Bazen çevredeki kalabalıktan yorulur, bunalırsın. Daha az esya görmek istersin. İşte bu anda minimalizmi tanımak senin için en iyisi olabilir. Burda durup sorgulama vakti: Gerçekten neye ihtiyacım var? Eğer evdeysen durdur şu an bak etrafına, bulunduğun ortamdaki eşyaların hangisi yaşam deneyimine katkı sağlıyor gerçekten.
Bana göre minimalizm dünyevi olandan tamamen vazgeçmek değildir. Araban olabilir evin de olabilir. Birkaç çeşit kıyafetin de. Önemli olan bir şey alırken şunu sorabilmek: Gerçekten şu an buna ihtiyacım var mı? Gelecekte bir gün değil: Şimdi ihtiyacım var mı? Almazsam hayatım aksar mı? En başta bu soruyla başlamak gerekiyor.
Bir eşya kalabalığının içinde yaşıyorsun. Hayatını feda ederek kazandığın parayı belki de hiç kullanmayacağın eşyalara harcıyorsun. Daha çok borçlanıyorsun ve daha çok çalışmak zorunda kalıyorsun. Ama ümitlisin, bir gün bitecek bunlar ve sen mutlu olacaksın. Umalım ki sen bitmeden bitsin. İlk adım evimizdeki kalabalığı gözden geçirmek. Sonraki adımlarsa gereksiz alışkanlıklardan, gereksiz insanlardan, gereksiz konuşmalardan ve en sonunda gereksiz düşüncelerden kurtulmak.
Tabi bir kez eşyalarımızı eledik bu iş tamam artık minimalist oldum diyemeyiz.
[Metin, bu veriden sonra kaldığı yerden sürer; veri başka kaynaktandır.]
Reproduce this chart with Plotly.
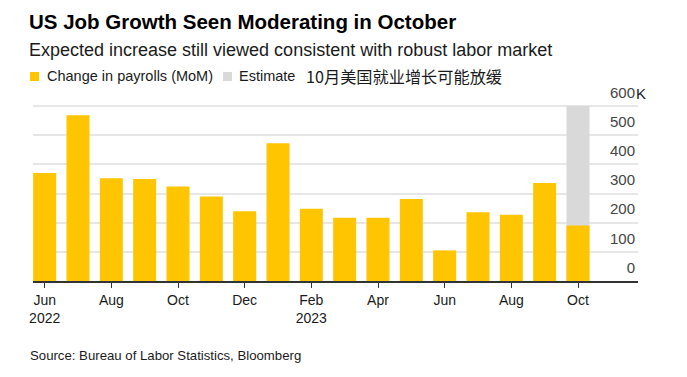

Bu devam eden bir süreç, bir yaşam şeklidir. Zaman zaman değişen ihtiyaç ve alışkanlıklarımız doğrultusunda eleme işlemini tekrarlamalıyız. Ayrıca yeni bir şeyler alırken de daha bilinçli davranmalıyız. Gerçekten ona ihtiyacımız var mı yoksa ihtiyaç olduğuna mı inanıyoruz diye düşünmeliyiz. Aksi halde sadece depoladığımız eşyaları değiştirmiş oluruz. Boşalttığımız alanlar bir bakmışız ki yeniden dolmuş.